En amont du matin, la cavité des ombres se remplit.
C'est le passage à l'acte de la matière, la poudreuse a recouvert les rues désertes et les premiers pas aveugles crispent, prudemment, dans le bleu clair, évadé de la nuit.
Sia s’enfonce la première dans l’eau chlorée, suivie de Théa, puis de Dora. Les trois femmes nagent tout leur soûl, toute leur rage, jusqu’à l’apaisement des mouvements réguliers, jusqu’à retrouver leur souffle. Tout à coup, les éclairages de la piscine s’éteignent. La halle olympique plonge dans le noir. Elles restent dans l’eau et regardent, toutes les trois, le plafond de verre, à travers lequel s’étend, en profondeur, le centre d’un deuxième lieu enfoui, quelque part, dans la nuit glacée.

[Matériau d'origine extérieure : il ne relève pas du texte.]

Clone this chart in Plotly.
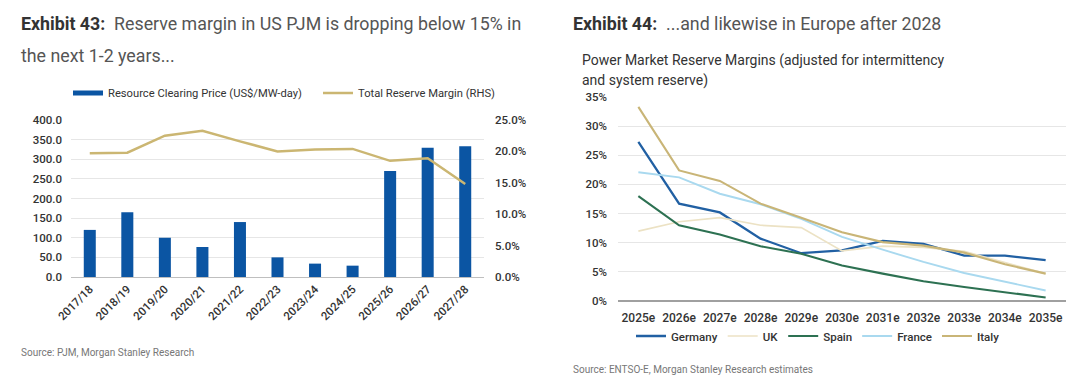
import plotly.graph_objects as go

# ---- Exhibit 43 data ----
years_pjm = ["2017/18", "2018/19", "2019/20", "2020/21", "2021/22", "2022/23",
             "2023/24", "2024/25", "2025/26", "2026/27", "2027/28"]
clearing_price = [120.0, 164.8, 100.0, 76.5, 140.0, 50.0, 34.1, 28.9, 269.9, 329.2, 333.4]
reserve_margin = [0.197, 0.198, 0.225, 0.233, 0.216, 0.200, 0.203, 0.204, 0.185, 0.189, 0.148]

# ---- Exhibit 44 data ----
years_eu = ["2025e", "2026e", "2027e", "2028e", "2029e", "2030e",
            "2031e", "2032e", "2033e", "2034e", "2035e"]
germany = [0.273, 0.167, 0.152, 0.107, 0.082, 0.087, 0.103, 0.098, 0.078, 0.078, 0.070]
uk = [0.120, 0.136, 0.143, 0.130, 0.126, 0.086, 0.094, 0.092, 0.085, 0.066, 0.047]
spain = [0.180, 0.130, 0.114, 0.094, 0.081, 0.061, 0.047, 0.034, 0.024, 0.015, 0.006]
france = [0.221, 0.212, 0.184, 0.166, 0.141, 0.110, 0.088, 0.067, 0.048, 0.033, 0.018]
italy = [0.333, 0.224, 0.206, 0.167, 0.143, 0.118, 0.101, 0.095, 0.083, 0.063, 0.047]

FONT = "Roboto"
GRID = "#e6e6e6"
TICK = "#333333"

# page has an 8px body margin: size the figure to fit inside the window
OFF = 8
W, H = 1080 - OFF, 391 - OFF


def fx(px):
    return (px - OFF) / W


def fy(py):
    return 1 - (py - OFF) / H


fig = go.Figure()

# Left chart
fig.add_trace(go.Bar(x=years_pjm, y=clearing_price, marker_color="#0b55a3", width=0.32,
                     showlegend=False, xaxis="x", yaxis="y"))
fig.add_trace(go.Scatter(x=[None], y=[None], mode="lines", line=dict(color="#0b55a3", width=5),
                         name="Resource Clearing Price (US$/MW-day)\u00a0\u00a0\u00a0\u00a0",
                         legend="legend", xaxis="x", yaxis="y"))
fig.add_trace(go.Scatter(x=years_pjm, y=reserve_margin, mode="lines",
                         line=dict(color="#cbb672", width=2.5),
                         name="Total Reserve Margin (RHS)", legend="legend",
                         xaxis="x", yaxis="y2"))

# Right chart
eu_series = [("Germany", germany, "#2160a3", 2.3), ("UK", uk, "#ece2c4", 1.7),
             ("Spain", spain, "#2d7152", 2.1), ("France", france, "#a9d9ef", 1.9),
             ("Italy", italy, "#c9b577", 2.1)]
for name, vals, col, w in eu_series:
    fig.add_trace(go.Scatter(x=years_eu, y=vals, mode="lines", name=name,
                             line=dict(color=col, width=w), legend="legend2",
                             xaxis="x2", yaxis="y3"))

tf = dict(size=11.5, color=TICK, weight=500)

fig.update_layout(
    template="none",
    width=W, height=H,
    margin=dict(l=0, r=0, t=0, b=0, autoexpand=False),
    paper_bgcolor="white", plot_bgcolor="white",
    font=dict(family=FONT, size=11, color=TICK),
    xaxis=dict(domain=[fx(71), fx(484)], type="category", range=[-0.5, 10.5],
               tickangle=-45, showgrid=False, showline=True, linecolor="#bfbfbf",
               linewidth=1, ticks="", automargin=False, tickfont=tf),
    yaxis=dict(domain=[fy(277), fy(120)], range=[0, 400], dtick=50, tickformat=".1f",
               gridcolor=GRID, zeroline=False, tickfont=tf, ticklabelstandoff=8,
               ticks="", automargin=False, showline=False),
    yaxis2=dict(domain=[fy(277), fy(120)], overlaying="y", side="right", anchor="x",
                range=[0, 0.25], dtick=0.05, tickformat=".1%", showgrid=False,
                zeroline=False, automargin=False, ticks="", showline=False,
                ticklabelstandoff=10, tickfont=tf),
    xaxis2=dict(domain=[fx(618), fx(1066)], type="category", range=[-0.5, 10.5],
                anchor="y3", showgrid=False, showline=False, ticks="", automargin=False,
                ticklabelstandoff=8, tickfont=dict(size=12, color=TICK, weight=500)),
    yaxis3=dict(domain=[fy(301), fy(97)], anchor="x2", range=[0, 0.35], dtick=0.05,
                tickformat=".0%", gridcolor=GRID, zeroline=True, zerolinecolor="#a0a0a0",
                zerolinewidth=1.5, tickfont=tf, ticks="", ticklabelstandoff=10,
                automargin=False, showline=False),
    legend=dict(orientation="h", x=fx(68), y=fy(93), xanchor="left", yanchor="middle",
                font=dict(size=11.2, color=TICK), itemwidth=30, bgcolor="rgba(0,0,0,0)",
                borderwidth=0),
    legend2=dict(orientation="h", x=fx(631), y=fy(336), xanchor="left", yanchor="middle",
                 font=dict(size=11.5, color=TICK, weight=500), itemwidth=30,
                 bgcolor="rgba(0,0,0,0)", borderwidth=0),
    showlegend=True,
)

annotations = [
    dict(x=23, y=24, text="<b>Exhibit 43:</b>  <span style='color:#555'>Reserve margin in US PJM is dropping below 15% in</span>",
         font=dict(size=17.8, color="#333")),
    dict(x=23, y=55, text="the next 1-2 years...",
         font=dict(size=17.8, color="#555")),
    dict(x=575, y=24, text="<b>Exhibit 44:</b>  <span style='color:#555'>...and likewise in Europe after 2028</span>",
         font=dict(size=17.8, color="#333")),
    dict(x=584, y=60, text="Power Market Reserve Margins (adjusted for intermittency",
         font=dict(size=14, color="#333")),
    dict(x=584, y=80, text="and system reserve)",
         font=dict(size=14, color="#333")),
    dict(x=23, y=352, text="Source: PJM, Morgan Stanley Research",
         font=dict(size=10, color="#777")),
    dict(x=575, y=369, text="Source: ENTSO-E, Morgan Stanley Research estimates",
         font=dict(size=10, color="#777")),
]
for a in annotations:
    px_x, px_y = a.pop("x"), a.pop("y")
    a.update(xref="paper", yref="paper", x=fx(px_x - 4), y=fy(px_y),
             xanchor="left", yanchor="middle", align="left", showarrow=False)
    fig.add_annotation(**a)

fig.write_html("out.html")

Les journées s'effondrent brusquement en hiver, en un instant de bascule intérieure, un battement sourd, l'oiseau n'est plus là.
On attend des nouvelles du Bureau général, qui guette le coup de fil de l'Inspection régionale, patientant avant d'avoir le feu vert de l'administration centrale. C'est un ascenseur fou qui circule, officiellement, à l'horizontale.